The tenor and emotion of the Episcopal Church at General Convention has been on a rollercoaster ride. At one moment, the House of Deputies bursted into spontaneous singing as they anxiously awaited the announcement about the election of the next Presiding Bishop. Then, like a sudden key change, the conversation returns to a communal lament on our decreasing membership, money, and influence.
We seem to think that the grass was greener for the Episcopal Church in some bygone era. Once upon a time, we planted Episcopal churches within blocks of neighboring churches. Now we shutter those churches because the money and people have disappeared. After World War II, our seminaries were bursting at the seams. At the beginning of the twenty-first century, many of our seminaries are merging, closing, or managing their own decline.
What has happened? Has the Spirit left the Church? Like Ezekiel, have we witnessed the presence of God abandon the Temple that we love so dearly? Was the grass greener all those years ago?
In this time of Church wide hand-wringing, we must constantly remind ourselves of the good news of Jesus Christ: God has not left the Church. The risen Lord made a solemn promise to his disciples that he would be with us “to the end of the age” (Matthew 28:20). As disciples of Jesus, we must never forget that the “bond which God establishes in Baptism is indissoluble” (Book of Common Prayer, 298). At the end of the day, God abides with the Church. The grass is as green as it ever was.
God is always with us, but we are timid. We allot an exorbitant amount of money for bureaucracy while church planters and evangelists have to clamor for the budgetary leftovers. We tell stories of decline rather than the stories of transformation and resurrection that are happening in every single Episcopal community across this Church. Instead of giving thanks for God’s abounding grace, we wring our hands and wish that we had some fertilizer to make our grass greener.
Of course, we already have the fertilizer. We are just afraid to use it because it will mean change. To grow the grass beneath our feet we have to radically decentralize the burden of bureaucracy. We have to put our money where our mission is and make evangelism (both digital and traditional church planting) a financial priority.

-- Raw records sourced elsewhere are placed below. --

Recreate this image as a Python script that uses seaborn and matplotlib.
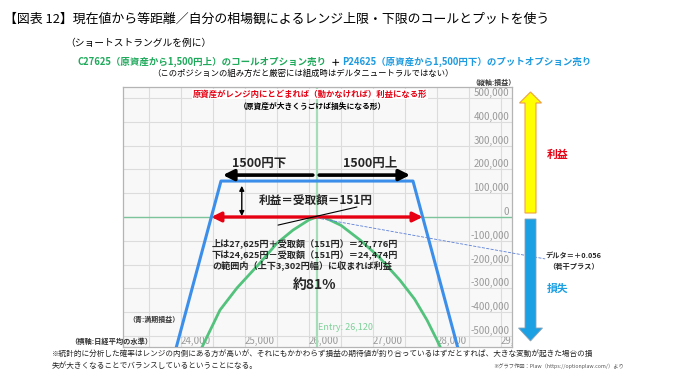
import seaborn as sns
import matplotlib.pyplot as plt
from matplotlib.patches import FancyArrow

# short strangle: sell C27625 + sell P24625, premium 151 yen (x1000)
put_strike, call_strike = 24625, 27625
entry = 26120
premium = 151000
breakeven = [24474, 27776]

# blue: P&L at expiry
expiry_x = [23900, 24625, 27625, 28350]
expiry_y = [-574000, 151000, 151000, -574000]

# green: P&L now
today_x = [24250, 24344, 24609, 24875, 25234, 25500, 25750, 26000, 26120,
           26250, 26500, 26800, 27100, 27420, 27650, 27844, 28000, 28100]
today_y = [-590000, -538000, -391000, -298000, -193000, -110000, -55000, -12000, 0,
           -3000, -35000, -97000, -170000, -265000, -345000, -433000, -517000, -575000]

x_ticks = [24000, 25000, 26000, 27000, 28000, 29000]
x_minor = [23500, 24500, 25500, 26500, 27500, 28500]
y_ticks = [-500000, -400000, -300000, -200000, -100000, 0,
           100000, 200000, 300000, 400000, 500000]

sns.set_theme(style="whitegrid")
plt.rcParams['font.family'] = ['Noto Sans CJK JP', 'DejaVu Sans']

W, H = 681, 384
fig = plt.figure(figsize=(W / 100, H / 100), dpi=100)
ax = fig.add_axes([123 / W, 1 - 347 / H, (512 - 123) / W, (347 - 87) / H])


def fx(px):
    return px / W


def fy(py):
    return 1 - py / H


def ftext(px, py, s, **kw):
    kw.setdefault('va', 'center')
    fig.text(fx(px), fy(py), s, **kw)


ax.set_facecolor('#f8f8f8')
ax.set_xlim(23094, 29172)
ax.set_ylim(-546000, 546000)
ax.set_xticks(x_ticks)
ax.set_xticks(x_minor, minor=True)
ax.set_xticklabels([f'{v:,}' for v in x_ticks])
ax.set_yticks(y_ticks)
ax.set_yticklabels([f'{v:,}' for v in y_ticks])
ax.grid(True, which='both', color='#dcdcdc', lw=0.8)
for s in ax.spines.values():
    s.set_color('#b4b4b4')
    s.set_linewidth(0.9)

ax.yaxis.set_ticks_position('right')
ax.tick_params(axis='y', pad=-2, length=0, labelsize=7, labelcolor='#9a9a9a')
for lbl in ax.get_yticklabels():
    lbl.set_ha('right')
    lbl.set_va('bottom')
ax.tick_params(axis='x', which='both', pad=-8, length=0, labelsize=7, labelcolor='#9a9a9a')
for lbl in ax.get_xticklabels():
    lbl.set_ha('left')
    lbl.set_clip_box(ax.bbox)
    lbl.set_clip_on(True)
ax.set_xlabel('')
ax.set_ylabel('')

ax.axhline(0, color='#7cc49b', lw=1, zorder=2)
ax.axvline(entry, color='#a6ddb9', lw=1.6, zorder=2)

sns.lineplot(x=today_x, y=today_y, ax=ax, color='#52c27c', lw=2, sort=False, zorder=4)
sns.lineplot(x=expiry_x, y=expiry_y, ax=ax, color='#3b8fea', lw=2.2, sort=False, zorder=5)

# break-even range
ax.annotate('', xy=(breakeven[0], 0), xytext=(breakeven[1], 0),
            arrowprops=dict(arrowstyle='<|-|>', color='#e60012', lw=2.4,
                            mutation_scale=14, shrinkA=0, shrinkB=0), zorder=6)
# 1500 yen each side
ax.annotate('', xy=(put_strike + 30, 176000), xytext=(26060, 176000),
            arrowprops=dict(arrowstyle='-|>', color='black', lw=2.6,
                            mutation_scale=16, shrinkA=0, shrinkB=0), zorder=6)
ax.annotate('', xy=(call_strike - 45, 176000), xytext=(26160, 176000),
            arrowprops=dict(arrowstyle='-|>', color='black', lw=2.6,
                            mutation_scale=16, shrinkA=0, shrinkB=0), zorder=6)
ax.annotate('', xy=(24950, premium - 20000), xytext=(24950, 4000),
            arrowprops=dict(arrowstyle='<|-|>', color='black', lw=1,
                            mutation_scale=7, shrinkA=0, shrinkB=0), zorder=6)
# delta tangent and pointer to label
ax.plot([25516, 26750], [-34000, 42000], color='black', lw=0.8, zorder=6)
ax.plot([entry, 29690], [-4000, -176000], color='#5b7fd8', lw=0.6, ls='--',
        clip_on=False, zorder=6)

# titles
ftext(4, 19, '【図表 12】現在値から等距離／自分の相場観によるレンジ上限・下限のコールとプットを使う',
      fontsize=9.3, color='black')
ftext(65, 43, '（ショートストラングルを例に）', fontsize=7, color='black')
ftext(77, 62, 'C27625（原資産から1,500円上）のコールオプション売り', fontsize=6.8,
      fontweight='bold', color='#1fa95b')
ftext(335, 62, '＋', fontsize=6.8, fontweight='bold', color='black', ha='center')
ftext(342, 62, 'P24625（原資産から1,500円下）のプットオプション売り', fontsize=6.8,
      fontweight='bold', color='#1e9be0')
ftext(303, 73, '（このポジションの組み方だと厳密には組成時はデルタニュートラルではない）',
      fontsize=6, color='black', ha='center')
ftext(494, 82, '（縦軸:損益）', fontsize=5, fontweight='bold', color='#333333', ha='center')

# texts inside the chart
ftext(310, 94, '原資産がレンジ内にとどまれば（動かなければ）利益になる形', fontsize=6,
      fontweight='bold', color='#e60012', ha='center',
      bbox=dict(facecolor='white', edgecolor='none', pad=0.5))
ftext(313, 106, '（原資産が大きくうごけば損失になる形）', fontsize=5.6,
      fontweight='bold', color='black', ha='center')
ftext(232, 163, '1500円下', fontsize=9, fontweight='bold')
ftext(343, 163, '1500円上', fontsize=9, fontweight='bold')
ftext(259, 200, '利益＝受取額＝151円', fontsize=8.4, fontweight='bold')
ftext(212, 243, '上は27,625円＋受取額（151円）＝27,776円', fontsize=6.6, fontweight='bold')
ftext(212, 254, '下は24,625円－受取額（151円）＝24,474円', fontsize=6.6, fontweight='bold')
ftext(212, 265, 'の範囲内（上下3,302円幅）に収まれば利益', fontsize=6.6, fontweight='bold')
ftext(293, 285, '約81%', fontsize=10, fontweight='bold')
ftext(318, 328, 'Entry: 26,120', fontsize=6.5, color='#7fd19a')
ftext(128, 319, '（青:満期損益）', fontsize=5, fontweight='bold', color='#333333')
ftext(70, 341, '（横軸:日経平均の水準）', fontsize=5.2, fontweight='bold', color='#333333')

# profit / loss arrows on the right
fig.add_artist(FancyArrow(fx(530.5), fy(213), 0, fy(92) - fy(213), width=11 / W,
                          head_width=22 / W, head_length=11 / H,
                          length_includes_head=True, transform=fig.transFigure,
                          facecolor='#ffff00', edgecolor='#f0a040', lw=0.8))
fig.add_artist(FancyArrow(fx(530.5), fy(219), 0, fy(341) - fy(219), width=11 / W,
                          head_width=24 / W, head_length=13 / H,
                          length_includes_head=True, transform=fig.transFigure,
                          facecolor='#1ca0e4', edgecolor='#8aa0b4', lw=0.6))
ftext(547, 155, '利益', fontsize=7.8, fontweight='bold', color='#e60012')
ftext(547, 289, '損失', fontsize=7.8, fontweight='bold', color='#1ca0e4')
ftext(545, 256, 'デルタ＝＋0.056', fontsize=5.2, fontweight='bold')
ftext(574, 266, '（若干プラス）', fontsize=5.2, fontweight='bold', ha='center')

# footnotes
ftext(52, 355, '※統計的に分析した確率はレンジの内側にある方が高いが、それにもかかわらず損益の期待値が'
      '釣り合っているはずだとすれば、大きな変動が起きた場合の損', fontsize=5.5, color='#222222')
ftext(52, 366, '失が大きくなることでバランスしているということになる。', fontsize=5.5,
      color='#222222')
ftext(493, 366, '※グラフ作図：Plaw（https://optionplaw.com/）より', fontsize=3.8,
      color='#555555')

fig.savefig('out.png', dpi=100)
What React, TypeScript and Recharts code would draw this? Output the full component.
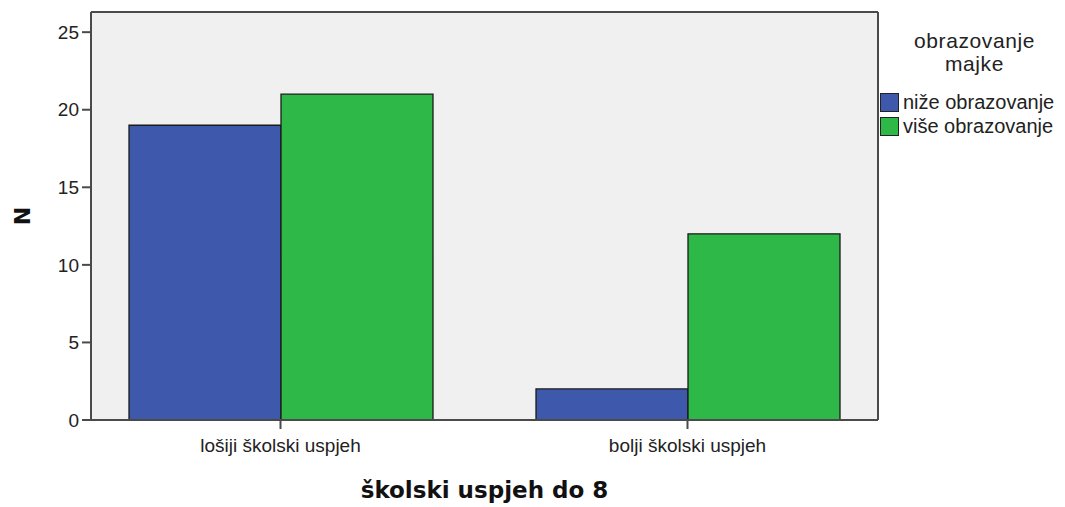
import React from 'react';
import { BarChart, Bar, XAxis, YAxis, CartesianGrid, Legend, Label } from 'recharts';

const categories = ['lošiji školski uspjeh', 'bolji školski uspjeh'];
const nizeValues = [19, 2];
const viseValues = [21, 12];
const yTicks = [0, 5, 10, 15, 20, 25];
const seriesNames = ['niže obrazovanje', 'više obrazovanje'];
const legendTitle = ['obrazovanje', 'majke'];
const xTitle = 'školski uspjeh do 8';
const yTitle = 'N';

const data = categories.map((c, i) => ({ cat: c, nize: nizeValues[i], vise: viseValues[i] }));

const BLUE = '#3E58AC';
const GREEN = '#2EB848';
const AXIS = '#4a4a4a';
const SANS = '"Liberation Sans", Arial, sans-serif';

const renderLegend = (props: any) => {
  const payload = props.payload || [];
  return (
    <div style={{ fontFamily: SANS, color: '#222', width: 185 }}>
      <div style={{ textAlign: 'center', fontSize: 21, lineHeight: '23px', marginLeft: 4, letterSpacing: 0.6 }}>
        {legendTitle.map((t) => (
          <div key={t}>{t}</div>
        ))}
      </div>
      <div style={{ marginTop: 15 }}>
        {payload.map((p: any) => (
          <div key={p.value} style={{ display: 'flex', alignItems: 'center', height: 24, fontSize: 20 }}>
            <div style={{ width: 17, height: 17, background: p.color, border: '1px solid #222', marginRight: 4 }} />
            <span>{p.value}</span>
          </div>
        ))}
      </div>
    </div>
  );
};

export default function App() {
  return (
    <div style={{ position: 'absolute', left: 0, top: 0 }}>
      <BarChart
        width={1065}
        height={507}
        data={data}
        margin={{ top: 11, right: 186, bottom: 0, left: 0 }}
        barCategoryGap={52}
        barGap={0}
      >
        <CartesianGrid horizontal={false} vertical={false} fill="#F0F0F0" />
        <XAxis
          dataKey="cat"
          height={87}
          padding={{ left: -14, right: -13 }}
          axisLine={{ stroke: AXIS, strokeWidth: 2 }}
          tickLine={{ stroke: AXIS, strokeWidth: 2 }}
          tickSize={9}
          tickMargin={10}
          tick={{ fill: '#222', fontSize: 19, fontFamily: SANS }}
        >
          <Label
            content={({ viewBox }: any) => (
              <text
                x={viewBox.x + viewBox.width / 2}
                y={viewBox.y + 78}
                textAnchor="middle"
                fontFamily='"DejaVu Sans", sans-serif'
                fontWeight="bold"
                fontSize={23}
                fill="#111"
              >
                {xTitle}
              </text>
            )}
          />
        </XAxis>
        <XAxis xAxisId="top" dataKey="cat" orientation="top" height={1} tick={false} tickLine={false} axisLine={{ stroke: AXIS, strokeWidth: 2 }} />
        <YAxis
          width={91}
          domain={[0, 26.3]}
          ticks={yTicks}
          allowDataOverflow
          axisLine={{ stroke: AXIS, strokeWidth: 2 }}
          tickLine={{ stroke: AXIS, strokeWidth: 2 }}
          tickSize={9}
          tickMargin={3}
          tick={{ fill: '#222', fontSize: 19, fontFamily: SANS }}
        >
          <Label
            content={({ viewBox }: any) => (
              <text
                x={22}
                y={viewBox.y + viewBox.height / 2}
                textAnchor="middle"
                dominantBaseline="central"
                transform={`rotate(-90 22 ${viewBox.y + viewBox.height / 2})`}
                fontFamily='"DejaVu Sans", sans-serif'
                fontWeight="bold"
                fontSize={22}
                fill="#111"
              >
                {yTitle}
              </text>
            )}
          />
        </YAxis>
        <YAxis yAxisId="right" orientation="right" width={1} domain={[0, 26.3]} tick={false} tickLine={false} axisLine={{ stroke: AXIS, strokeWidth: 2 }} />
        <Legend
          layout="horizontal"
          align="center"
          verticalAlign="middle"
          content={renderLegend}
          wrapperStyle={{ position: 'absolute', left: 880, top: 29, width: 185 }}
        />
        <Bar dataKey="nize" name={seriesNames[0]} fill={BLUE} stroke="#1a1a1a" strokeWidth={1.3} isAnimationActive={false} />
        <Bar dataKey="vise" name={seriesNames[1]} fill={GREEN} stroke="#1a1a1a" strokeWidth={1.3} isAnimationActive={false} />
      </BarChart>
    </div>
  );
}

And at the end of the day – if structural changes are a giant disaster, if every single new church plant fails, if digital discipleship is a flop – God will still be with us. Our Lord’s resurrection is not contingent upon our success or failure as a Church. Robert Jenson says, “we sin when we do not take risks.” Now is the time to risk it all for the sake of the gospel. “Shall our hearts forget his promise, ‘I am with thee evermore’?”